Before it all gets whooshed out of my head like so much Level 4 biocontaminant, lets see how much I can remember that's worth telling.
-- Signed a book for a mom to her son Andrew, who was elsewhere. Then a dad and his son come up, and I'm a single second away from writing down his name, which is also Andrew, when the mom shows up. She's his mom: both parents independently decided to buy the book for him. Andrew, you have awesome parents.
--A while back I signed a book for a guy named Eugene, who disappeared before I could give it to him. Ever since then, as small talk, I ask if anyone at the con knows a Eugene, because I have a book for him. "Eugene" is my one-armed, six-fingered man. Sunday a guy comes up with some buds, picks up a book, and opens it. Turns out he picked up the special Eugene edition. "Hey, Eugene, he already signed it for you," his friend said. I gasp. EUGENE! I HAVE FOUND A EUGENE! I Sharpied in a bit about how the book was fated to be reunited with its Eugene.
--First time this has happened to me, but a woman told me that she had my book at home and was reading it as we spoke. Well, she read it when she was at home, not at the convention, but she was in the process of reading it.
--Two dudes running a candle booth were across the aisle from me. Cool candles: one was shaped like a foamy glass of beer, and the man who bought it kept walking by me. I got fishhooked three times in a row by the same glass, always thinking it was going to spill. Turns out the guys, when not chandlers, were from Machinima. (That's me in the yellow shirt in their video.) Tens of thousands of people were watching from that unassuming candle shop all weekend.

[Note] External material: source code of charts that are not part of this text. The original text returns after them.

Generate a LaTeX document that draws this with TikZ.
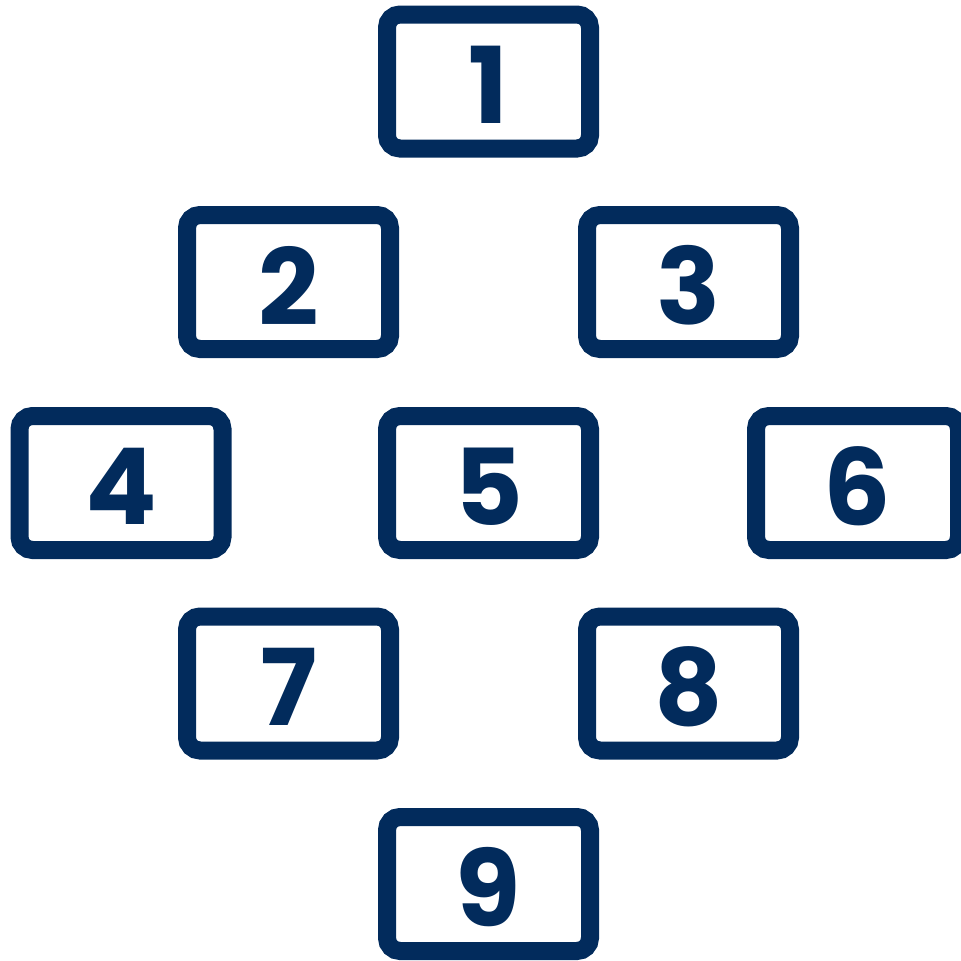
\documentclass[tikz,border=0pt]{standalone}
\usepackage{fontspec}
\setmainfont{Poppins}[UprightFont=* Bold]
\definecolor{navy}{RGB}{2,43,92}
\begin{document}
\begin{tikzpicture}[x=1pt,y=-1pt,
  keybox/.style={draw=navy, line width=18pt, rounded corners=13pt,
    minimum width=203pt, minimum height=134pt, inner sep=0pt},
  keylabel/.style={text=navy, inner sep=0pt, font=\fontsize{106}{106}\selectfont}]
\path[use as bounding box] (0,0) rectangle (961,961);
% keypad of nine rounded keys in a diamond
\foreach \n/\cx/\cy in {1/488.5/81.5, 2/288.5/282, 3/688.5/282,
                        4/121/483, 5/488.5/483, 6/857.5/483,
                        7/288.5/683.5, 8/688.5/683.5, 9/488.5/884}{
  \node[keybox] (k\n) at (\cx,\cy) {};
  \node[keylabel] (t\n) at ([yshift=-3.5pt]k\n.center) {\n};
}
\end{tikzpicture}
\end{document}
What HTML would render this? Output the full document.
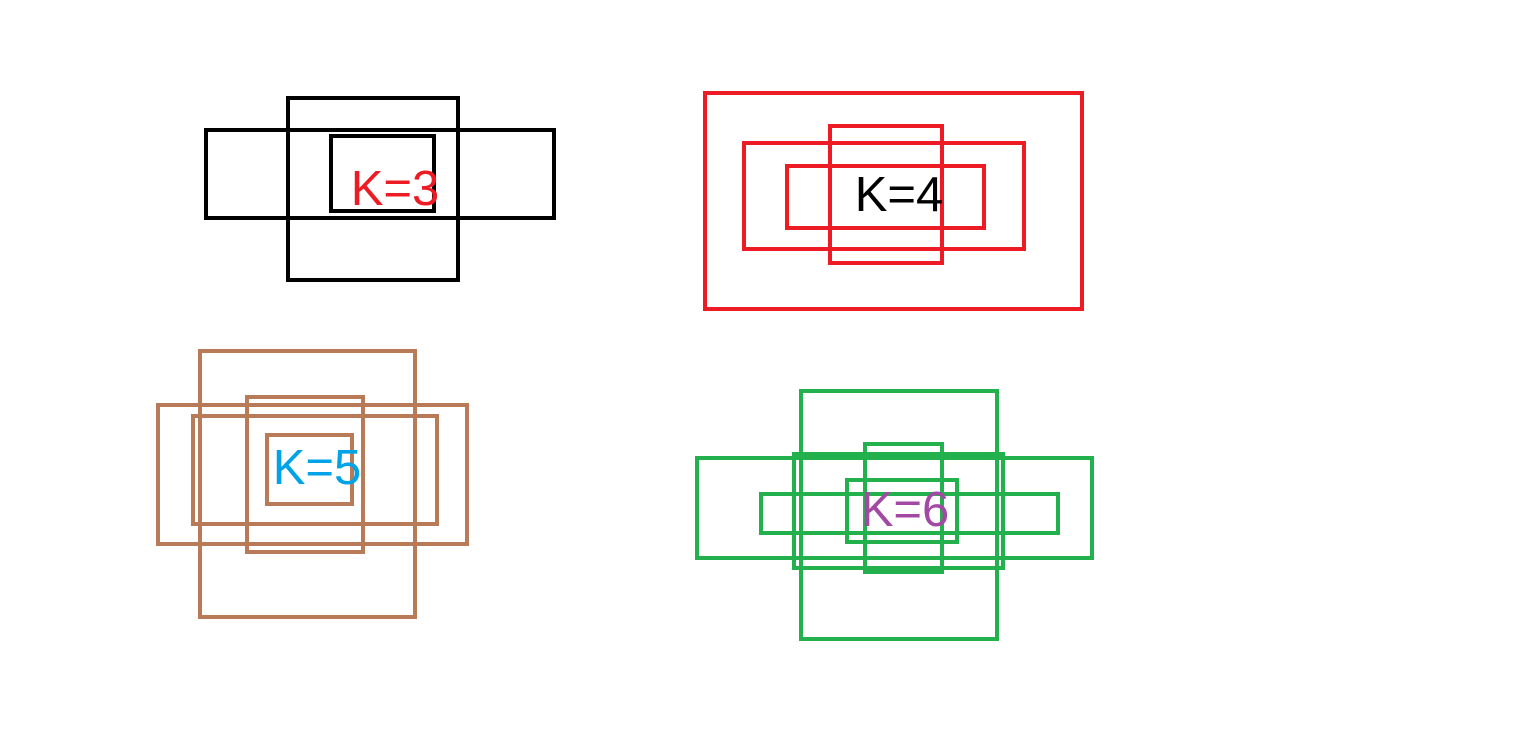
<!DOCTYPE html>
<html>
<head>
<meta charset="utf-8">
<style>
html,body{margin:0;padding:0;background:#fff;width:1530px;height:732px;overflow:hidden}
svg{display:block}
text{font-family:"Liberation Sans",sans-serif;font-size:49px}
</style>
</head>
<body>
<svg id="canvas" width="1530" height="732" viewBox="0 0 1530 732">
</svg>
<script>
const groups = ['k3', 'k4', 'k5', 'k6'];
const groupColors = ['#000000', '#ed1c24', '#b97a57', '#22b14c'];
const labels = ['K=3', 'K=4', 'K=5', 'K=6'];
const labelColors = ['#ed1c24', '#000000', '#00a2e8', '#a349a4'];
const labelX = [395, 899, 317, 905];
const labelY = [205, 211, 484, 526];
const rectsK3 = [[206,130,554,218],[288,98,458,280],[331,136,434,211]];
const rectsK4 = [[705,93,1082,309],[744,143,1024,249],[787,166,984,228],[830,126,942,263]];
const rectsK5 = [[200,351,415,617],[158,405,467,544],[193,416,437,524],[247,397,363,552],[267,435,352,504]];
const rectsK6 = [[801,391,997,639],[697,458,1092,558],[794,454,1003,568],[761,494,1058,533],[865,444,942,572],[847,480,957,542]];
const allRects = [rectsK3, rectsK4, rectsK5, rectsK6];

const svg = document.getElementById('canvas');
const NS = 'http://www.w3.org/2000/svg';
groups.forEach((g, gi) => {
  const grp = document.createElementNS(NS, 'g');
  
  
  allRects[gi].forEach((r, ri) => {
    const el = document.createElementNS(NS, 'rect');
    
    
    el.setAttribute('x', r[0]);
    el.setAttribute('y', r[1]);
    el.setAttribute('width', r[2] - r[0]);
    el.setAttribute('height', r[3] - r[1]);
    el.setAttribute('fill', 'none');
    el.setAttribute('stroke', groupColors[gi]);
    el.setAttribute('stroke-width', '4');
    grp.appendChild(el);
  });
  const t = document.createElementNS(NS, 'text');
  
  
  t.setAttribute('x', labelX[gi]);
  t.setAttribute('y', labelY[gi]);
  t.setAttribute('text-anchor', 'middle');
  t.setAttribute('fill', labelColors[gi]);
  t.textContent = labels[gi];
  grp.appendChild(t);
  svg.appendChild(grp);
});
</script>
</body>
</html>
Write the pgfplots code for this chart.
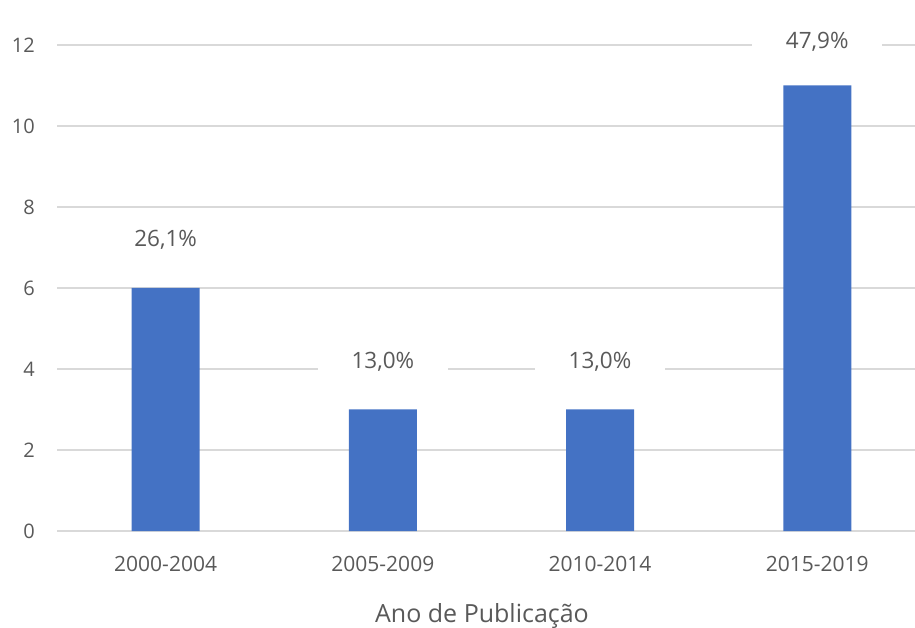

--Across from me were some nice vendors selling gorgeous handmade quilts, radically underpriced. They had so many they had to drape two -- a Batman and a Superman -- over on my side of the partition, I didn't mind -- love Justice League -- but they also had a Mario quilt. They were happy enough to switch Supes for my favorite plumber, and all of the sudden my table got some primo advertising.
--Next to the undercover Machinima folks was brentalfloss -- well, he was there when he wasn't performing. I took the opportunity, when his line died down, to bring him over a copy of the Mario book with a question. A reviewer had said I referenced one of Brent's songs. I didn't remember doing so, but I have a chapter that has about a hundred Mario references a page, so it may very well have slipped in. He happily skimmed through the chapter, checking through the lists of Mario mentions, until he says "there."
--The guy in the table next to me was an insanely talented artist who customized hats. My cousins stopped by for the show, and one of them walked away with a dynamite Captain Olimar. I had the privilege of watching him, from scratch, in like an hour, take a blank hat and turn it into the single coolest piece of Zelda merchandise I'd ever seen. And he could ape just about any style: manga, blocky, stylized, lotsa colors, shading, airbrush, you name it. One of the more experienced vendors came over and started to laugh when he found out the hats were going for $20. "Twenty? These are FIFTY-DOLLAR HATS!" He was absolutely right. (If only I didn't have a massive Irish head...)
--I met a man who called himself Fat Chris: in my opinion, "Fat" Chris didn't eve make the top ten percent of fatness for this con, but maybe he's been working out. Anyway, Chris has all but about ten NES games: a serious collection. And he's one closer to a perfect run: he found a rarity that usually goes for $50 online for $30. Chris talked him down to $25.
-- I was hourly stunned at how much everyone in the con knew. Whenever I tried to impress someone with knowledge, they countered with their own knowledge. Maybe it got me brownie points, though, to know that that's not just a Wonder Woman shirt but a Phil Jimenez Wonder Woman shirt.
-- I have the same goal at every con: a Virtual Boy. Hard to find, but I found one here. Problem was, I found one before I even got to my booth, and I decided I'd head back there after a signing or two to reward myself. I didn't make it back in time, because I saw that Virtual Boy in the hands of a satisfied customer. He was buying it for parts. BTW, I could tell it was my white-whale Virtual Boy because the damn thing was muddy.
--Another white-whale item for me was a book called Phoenix by Leonard Herman. I've tracked down almost every video game book ever written -- and was reading some of them during the lags during the convention -- but I could never find Phoenix. Saturday morning, a guy walks by the booth holding Phoenix. The verb I'd use to describe what happened next was "accost": I accosted the guy and asked where he got that.
He got it from Leonard Herman. Who had been sitting 30 feet away from me and I didn't even notice. Needless to say, I now have a (autographed!) copy of Phoenix, and am one step closer to EVERY VIDEO GAME BOOK EVER...EVER...EVER...
I could go on and on and on, but it's now 11:30 and I'm tired, and the Mountain Dew was a very very long time ago. I will sadly shortchange everyone else I met during the con: the websites guys, the developers, the artists, the gamers, the collectors, the kids. I will be up all night if I keeping typing up "con stories." To quote someone with a Scottish accent, "let it go, Indiana."